I was told before I started work that the specifics of the topic would change a thousand times, so I’m going to assume that I have approximately 999 shifts in topic left to go!
After realizing that what I wanted to do had pretty much been done by Dobson, Worthen, and others, I decided for a pretty substantial change. The topic now includes the plays of Marlowe and Middleton and will likely focus on editing and editions of the texts and how those relate to adaptation.
As I’ve learned (and probably should have expected), it’s much easier to find stuff written about Shakespeare and adaptation than it is to find stuff written about either Marlowe or Middleton and adaptation. The Exeter library provided several copies of their more famous plays (I’ve never seen so much Doctor Faustus in one place before!) but not much criticism or commentary. A search of online journals and bibliographies has been slightly more helpful, but it remains my experience that there is an overwhelming avalanche of writing on Shakespeare and adaptation and a much smaller mole-hill of writing on his contemporaries and adaptation. This is both concerning and comforting: concerning because it gives me less to work with and raises a very real danger of skewing the dissertation in favour of Shakespeare, comforting because it means that at least I’m proposing something that hasn’t been done to death.

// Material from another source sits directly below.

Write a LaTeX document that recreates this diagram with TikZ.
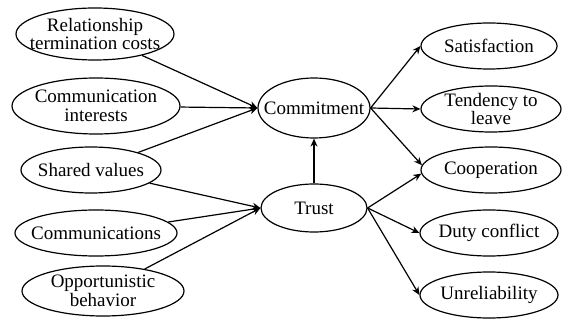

Some key questions have come up as I’ve begun to research this new topic, and I’d love to hear thoughts on any of them:
*Does a Folio/quarto/’original’ text lend itself to a certain kind of adaptation?
*Similarly, does working from a particular modern edition of a text affect the way(s) in which a text is adapted?
*To what extent is choosing which text to work from an adaptive act in and of itself?
Additionally, if anyone out there has some suggestions for Marlowe and Middleton-related sources, I’d be much obliged!